India, once viewed as a burgeoning, friendly environment for cryptocurrencies, has been clamping down on cryptocurrencies in 2018. India’s tough stance stems from similar concerns that other, more stringent regulatory regimes have cited: money laundering, illegal activity proliferation, sponsorship of terrorism, tax evasion, etc.
While the cash-reliant country is facing stern regulations, participants of the local cryptocurrency industry do not believe India can “ban” cryptocurrencies through regulations in the same way China has.
In the wake of the August 2017 financial scandal surrounding the Commonwealth Bank of Australia, the Australian government sought to follow in Japan’s footsteps by strengthening its anti-money laundering laws and regulating digital currencies. This differed slightly from the view in 2015 that the Aussie government would seek a “hands-off” approach to cryptocurrencies.

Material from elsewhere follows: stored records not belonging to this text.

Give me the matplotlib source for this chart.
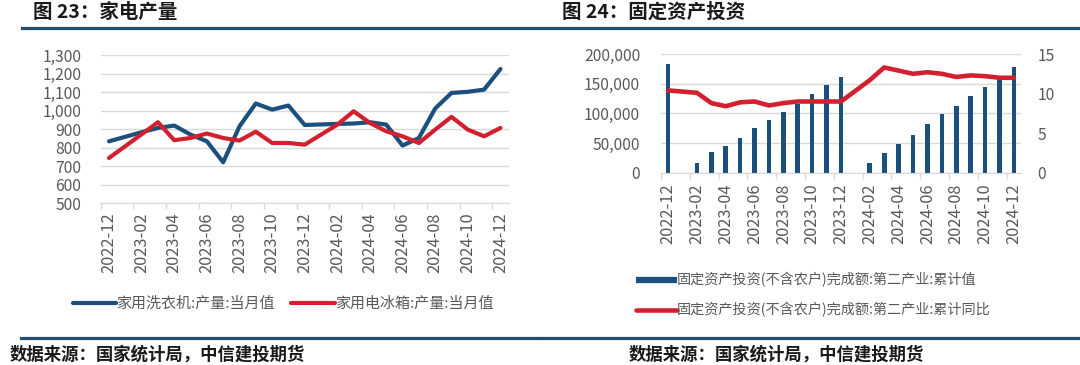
import numpy as np
import matplotlib

matplotlib.use("Agg")
import matplotlib.pyplot as plt
from matplotlib.lines import Line2D
from matplotlib.ticker import FuncFormatter

plt.rcParams['font.family'] = ['Noto Sans CJK SC', 'DejaVu Sans']

# month categories (January values are not published, left as gaps)
months = ["2022-12", "2023-01", "2023-02", "2023-03", "2023-04", "2023-05", "2023-06",
          "2023-07", "2023-08", "2023-09", "2023-10", "2023-11", "2023-12", "2024-01",
          "2024-02", "2024-03", "2024-04", "2024-05", "2024-06", "2024-07", "2024-08",
          "2024-09", "2024-10", "2024-11", "2024-12"]

# 图23: 家电产量 (万台)
washer = [835, np.nan, 884, 907, 920, 871, 835, 722, 916, 1039, 1006, 1028, 923, np.nan,
          929, 931, 938, 925, 812, 853, 1012, 1096, 1102, 1114, 1225]
fridge = [745, np.nan, 873, 938, 841, 853, 877, 853, 839, 887, 826, 826, 817, np.nan,
          925, 997, 934, 889, 862, 826, 898, 967, 898, 862, 907]

# 图24: 固定资产投资 第二产业
fai_value = [184000, np.nan, 15700, 34300, 45500, 57900, 74700, 88800, 102300, 115700,
             132000, 147200, 161800, np.nan, 15700, 32600, 47800, 62900, 82000, 98300,
             112400, 129200, 144900, 159000, 178700]
fai_yoy = [10.4, np.nan, 10.1, 8.8, 8.4, 8.9, 9.0, 8.5, 8.8, 9.0, 9.0, 9.0, 9.0, np.nan,
           11.7, 13.3, 12.9, 12.5, 12.7, 12.5, 12.1, 12.3, 12.2, 12.0, 12.0]

left_labels = ["家用洗衣机:产量:当月值", "家用电冰箱:产量:当月值"]
right_labels = ["固定资产投资(不含农户)完成额:第二产业:累计值",
                "固定资产投资(不含农户)完成额:第二产业:累计同比"]

BLUE = "#1b4f7c"
RED = "#d2202f"
GRID = "#d9d9d9"
TXT = "#595959"
DARK = "#1f4e6e"

fig = plt.figure(figsize=(10.8, 3.65), dpi=100)

x = np.arange(len(months))


def setup_xaxis(ax, pad):
    ax.set_xlim(-0.5, len(months) - 0.5)
    ax.set_xticks(x[::2])
    ax.set_xticklabels(months[::2], rotation=90, fontsize=11.8, color=TXT)
    ax.set_xticks(np.arange(-0.5, len(months) - 1, 2), minor=True)
    ax.tick_params(axis="x", which="major", length=0, pad=pad)
    ax.tick_params(axis="x", which="minor", length=4, color=GRID, width=1)
    for s in ("top", "left", "right"):
        ax.spines[s].set_visible(False)
    ax.spines["bottom"].set_color(GRID)
    ax.yaxis.grid(True, color=GRID, lw=1)
    ax.set_axisbelow(True)


# ---- left: appliance output
ax = fig.add_axes([0.0934, 0.4427, 0.3775, 0.4063])
for vals, c, lab in ((washer, BLUE, left_labels[0]), (fridge, RED, left_labels[1])):
    arr = np.asarray(vals, dtype=float)
    m = ~np.isnan(arr)
    ax.plot(x[m], arr[m], color=c, lw=3.0, solid_joinstyle="round",
            solid_capstyle="round", label=lab)
setup_xaxis(ax, pad=6.5)
ax.set_ylim(500, 1300)
ax.set_yticks(np.arange(500, 1301, 100))
ax.yaxis.set_major_formatter(FuncFormatter(lambda v, _: f"{v:,.0f}"))
ax.tick_params(axis="y", length=0, pad=14, labelsize=11.3, labelcolor=TXT)
ax.legend(loc="center", bbox_to_anchor=(0.262, 0.168), bbox_transform=fig.transFigure,
          ncol=2, frameon=False, fontsize=10.8, handlelength=2.9, handletextpad=0,
          columnspacing=1.1, labelcolor=TXT)

# ---- right: fixed asset investment
ax2 = fig.add_axes([0.612, 0.5268, 0.3334, 0.3252])
bv = np.asarray(fai_value, dtype=float)
mb = ~np.isnan(bv)
ax2.bar(x[mb], bv[mb], width=0.32, color=BLUE, zorder=2)
setup_xaxis(ax2, pad=7.5)
ax2.set_ylim(0, 200000)
ax2.set_yticks(np.arange(0, 200001, 50000))
ax2.yaxis.set_major_formatter(FuncFormatter(lambda v, _: f"{v:,.0f}"))
ax2.tick_params(axis="y", length=0, pad=15, labelsize=11.3, labelcolor=TXT)

axr = ax2.twinx()
yv = np.asarray(fai_yoy, dtype=float)
my = ~np.isnan(yv)
axr.plot(x[my], yv[my], color=RED, lw=3.3, solid_joinstyle="round", solid_capstyle="round")
axr.set_ylim(0, 15)
axr.set_yticks([0, 5, 10, 15])
axr.tick_params(axis="y", length=0, pad=12, labelsize=11.3, labelcolor=TXT)
for s in axr.spines.values():
    s.set_visible(False)

handles = [Line2D([], [], color=BLUE, lw=4.5, solid_capstyle="butt"),
           Line2D([], [], color=RED, lw=3.3, solid_capstyle="round")]
fig.legend(handles, right_labels, loc="center", bbox_to_anchor=(0.753, 0.192),
           frameon=False, fontsize=10.2, handlelength=2.9, handletextpad=0,
           labelspacing=1.05, labelcolor=TXT)

# ---- titles, rules, sources
fig.text(0.031, 0.967, "图 23：家电产量", fontsize=14, fontweight="bold",
         va="center", ha="left", color="#1a1a1a")
fig.text(0.520, 0.967, "图 24：固定资产投资", fontsize=14, fontweight="bold",
         va="center", ha="left", color="#1a1a1a")
for x0, x1 in ((0.020, 0.500), (0.503, 1.0)):
    fig.add_artist(Line2D([x0, x1], [0.923, 0.923], transform=fig.transFigure,
                          color=DARK, lw=2.3))
    fig.add_artist(Line2D([x0 - 0.001, x1], [0.074, 0.074], transform=fig.transFigure,
                          color=DARK, lw=2.3))
fig.text(0.009, 0.030, "数据来源：国家统计局，中信建投期货", fontsize=12.5,
         fontweight="bold", va="center", ha="left", color="#1a1a1a")
fig.text(0.582, 0.030, "数据来源：国家统计局，中信建投期货", fontsize=12.5,
         fontweight="bold", va="center", ha="left", color="#1a1a1a")

fig.savefig("out.png", dpi=100)
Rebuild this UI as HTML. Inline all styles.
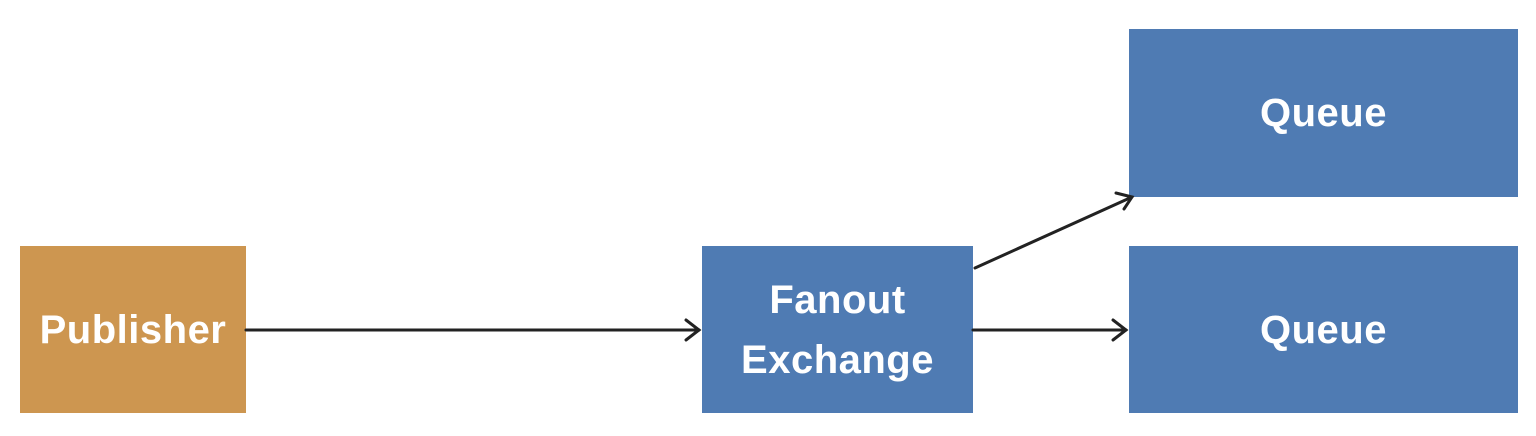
<!DOCTYPE html>
<html><head><style>
body{margin:0;width:1536px;height:436px;background:#fff;position:relative;overflow:hidden;font-family:"Liberation Sans",sans-serif;}
.b{position:absolute;display:flex;align-items:center;justify-content:center;text-align:center;color:#fff;font-size:40px;font-weight:bold;line-height:60px;letter-spacing:0.5px;}
</style></head><body>
<div class="b" style="left:20px;top:246px;width:226px;height:167px;background:#cd9650;">Publisher</div>
<div class="b" style="left:702px;top:246px;width:271px;height:167px;background:#4f7bb3;">Fanout<br>Exchange</div>
<div class="b" style="left:1129px;top:29px;width:389px;height:168px;background:#4f7bb3;">Queue</div>
<div class="b" style="left:1129px;top:246px;width:389px;height:167px;background:#4f7bb3;">Queue</div>
<svg width="1536" height="436" style="position:absolute;left:0;top:0">
<g stroke="#222" stroke-width="3" fill="none" stroke-linecap="round">
<line x1="246" y1="330" x2="699" y2="330"/><polyline points="686,320 699,330 686,340"/>
<line x1="973" y1="330" x2="1126" y2="330"/><polyline points="1113,320 1126,330 1113,340"/>
<line x1="975" y1="268" x2="1132" y2="197"/><polyline points="1124,209 1132,197 1116,193"/>
</g></svg>
</body></html>
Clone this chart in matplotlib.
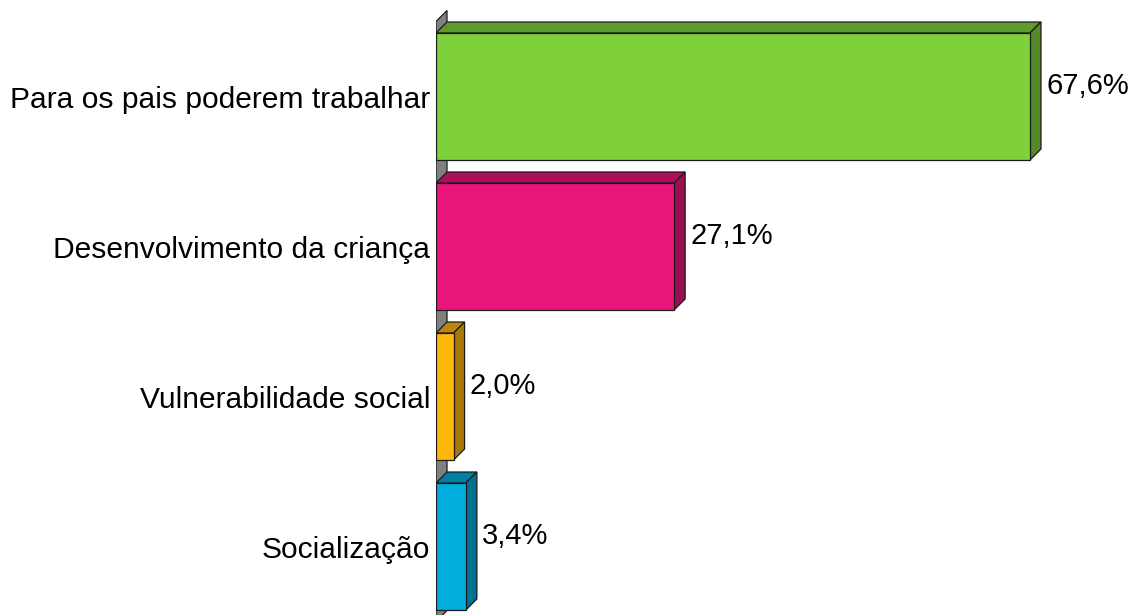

Still, the lack of more concise regulation has purportedly had a negative impact on the country as the end of 2017 saw Australian cryptocurrency brokers halt Australian dollar deposits. December 2017 also saw an issuance from the Australian Taxation Office (ATO) which hinted at the way potential future regulation could go.
The ATO guidance stated:
Transacting with bitcoin is akin to a barter arrangement, with similar tax consequences. Our view is that bitcoin is neither money nor a foreign currency, and the supply of bitcoin is not a financial supply for goods and services tax (GST) purposes. Bitcoin is, however, an asset for capital gains tax (CGT) purposes.
Australia, however, has supporters of digital currencies in government, as August 2017 saw senators from both major parties (Labor and Coalition) stepping forward to call on the Reserve Bank of Australia (RBA) to accept cryptocurrencies as an official form of currency.
Therefore, the future of further cryptocurrency regulation remains uncertain but potentially industry-friendly in the land down under.